Track down the lines that contain "with" and copy them.

-- START RECORDED INFORMATION --

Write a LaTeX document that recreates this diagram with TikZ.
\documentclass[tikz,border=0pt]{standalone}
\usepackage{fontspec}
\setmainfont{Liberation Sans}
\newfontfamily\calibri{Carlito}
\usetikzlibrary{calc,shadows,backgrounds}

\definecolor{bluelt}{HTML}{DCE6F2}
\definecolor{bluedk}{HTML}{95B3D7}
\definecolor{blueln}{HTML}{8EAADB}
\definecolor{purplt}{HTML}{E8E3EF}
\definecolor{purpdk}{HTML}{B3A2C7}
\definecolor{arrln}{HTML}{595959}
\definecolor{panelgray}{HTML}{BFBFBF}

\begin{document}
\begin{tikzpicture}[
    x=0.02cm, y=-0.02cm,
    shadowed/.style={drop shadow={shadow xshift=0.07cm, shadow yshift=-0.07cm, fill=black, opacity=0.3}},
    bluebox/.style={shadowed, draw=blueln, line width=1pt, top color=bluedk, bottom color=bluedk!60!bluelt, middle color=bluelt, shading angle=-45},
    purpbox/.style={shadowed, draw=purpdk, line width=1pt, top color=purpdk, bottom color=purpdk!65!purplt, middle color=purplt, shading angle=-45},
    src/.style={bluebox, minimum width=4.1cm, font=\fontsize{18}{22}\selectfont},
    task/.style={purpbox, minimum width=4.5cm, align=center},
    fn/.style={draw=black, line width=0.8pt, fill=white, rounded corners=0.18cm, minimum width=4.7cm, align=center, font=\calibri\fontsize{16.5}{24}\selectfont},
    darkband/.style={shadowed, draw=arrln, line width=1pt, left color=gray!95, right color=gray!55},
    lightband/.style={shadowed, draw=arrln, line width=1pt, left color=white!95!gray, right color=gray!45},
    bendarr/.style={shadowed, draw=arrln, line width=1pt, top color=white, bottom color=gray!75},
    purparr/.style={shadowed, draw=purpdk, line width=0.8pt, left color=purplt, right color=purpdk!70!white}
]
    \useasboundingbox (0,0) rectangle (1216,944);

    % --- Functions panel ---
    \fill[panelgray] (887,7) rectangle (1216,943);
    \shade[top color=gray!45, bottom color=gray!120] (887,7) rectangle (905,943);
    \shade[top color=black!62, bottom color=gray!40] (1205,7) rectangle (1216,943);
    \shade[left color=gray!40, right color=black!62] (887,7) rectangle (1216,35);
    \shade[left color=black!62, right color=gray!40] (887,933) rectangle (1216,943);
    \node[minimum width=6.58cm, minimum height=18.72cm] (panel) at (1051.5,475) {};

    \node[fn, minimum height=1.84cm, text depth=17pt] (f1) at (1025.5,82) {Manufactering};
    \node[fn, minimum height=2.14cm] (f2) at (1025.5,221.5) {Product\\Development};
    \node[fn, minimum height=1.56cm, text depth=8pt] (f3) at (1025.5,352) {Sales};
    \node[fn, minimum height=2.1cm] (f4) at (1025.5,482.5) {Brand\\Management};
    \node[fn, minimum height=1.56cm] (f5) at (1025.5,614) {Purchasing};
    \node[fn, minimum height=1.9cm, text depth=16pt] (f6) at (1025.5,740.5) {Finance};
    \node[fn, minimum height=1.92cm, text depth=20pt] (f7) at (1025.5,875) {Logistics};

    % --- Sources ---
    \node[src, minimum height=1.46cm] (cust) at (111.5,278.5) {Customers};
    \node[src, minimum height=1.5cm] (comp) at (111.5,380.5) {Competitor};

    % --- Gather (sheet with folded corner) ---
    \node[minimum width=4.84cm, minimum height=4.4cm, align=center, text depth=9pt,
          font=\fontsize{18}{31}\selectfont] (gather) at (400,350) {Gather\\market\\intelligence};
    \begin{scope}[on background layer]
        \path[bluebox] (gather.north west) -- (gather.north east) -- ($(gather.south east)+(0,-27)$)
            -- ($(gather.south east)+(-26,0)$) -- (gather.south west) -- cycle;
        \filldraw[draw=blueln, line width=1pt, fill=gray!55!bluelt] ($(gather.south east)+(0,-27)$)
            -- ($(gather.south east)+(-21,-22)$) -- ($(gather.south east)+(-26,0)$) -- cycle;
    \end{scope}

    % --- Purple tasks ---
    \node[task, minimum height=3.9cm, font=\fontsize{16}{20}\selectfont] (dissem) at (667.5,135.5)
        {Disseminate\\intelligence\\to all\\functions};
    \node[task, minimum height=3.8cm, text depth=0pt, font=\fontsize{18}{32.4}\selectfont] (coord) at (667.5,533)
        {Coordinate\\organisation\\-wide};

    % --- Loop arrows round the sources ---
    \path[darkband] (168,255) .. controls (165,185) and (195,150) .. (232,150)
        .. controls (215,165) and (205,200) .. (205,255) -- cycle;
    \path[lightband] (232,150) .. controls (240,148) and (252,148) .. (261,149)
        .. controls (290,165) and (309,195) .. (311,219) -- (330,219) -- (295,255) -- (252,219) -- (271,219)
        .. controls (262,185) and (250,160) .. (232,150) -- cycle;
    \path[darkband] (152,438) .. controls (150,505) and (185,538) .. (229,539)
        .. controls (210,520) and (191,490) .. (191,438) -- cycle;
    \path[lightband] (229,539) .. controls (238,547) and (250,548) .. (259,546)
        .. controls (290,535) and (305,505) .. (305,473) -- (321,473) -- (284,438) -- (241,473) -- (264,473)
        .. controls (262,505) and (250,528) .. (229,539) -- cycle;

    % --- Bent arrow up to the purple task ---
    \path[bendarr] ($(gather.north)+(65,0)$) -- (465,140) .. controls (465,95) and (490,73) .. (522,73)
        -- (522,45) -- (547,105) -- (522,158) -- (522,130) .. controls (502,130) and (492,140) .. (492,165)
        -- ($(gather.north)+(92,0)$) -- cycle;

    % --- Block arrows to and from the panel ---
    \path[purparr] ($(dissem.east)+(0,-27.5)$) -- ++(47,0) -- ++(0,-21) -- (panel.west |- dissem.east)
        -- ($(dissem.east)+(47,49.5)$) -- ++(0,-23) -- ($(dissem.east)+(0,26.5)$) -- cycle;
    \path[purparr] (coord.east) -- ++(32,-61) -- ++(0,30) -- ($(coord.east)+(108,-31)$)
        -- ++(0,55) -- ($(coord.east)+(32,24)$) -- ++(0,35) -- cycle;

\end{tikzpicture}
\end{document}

-- END RECORDED INFORMATION --

COMPLETED EXERCISE.
Write a LaTeX document that recreates this diagram with TikZ.
    % --- Gather (sheet with folded corner) ---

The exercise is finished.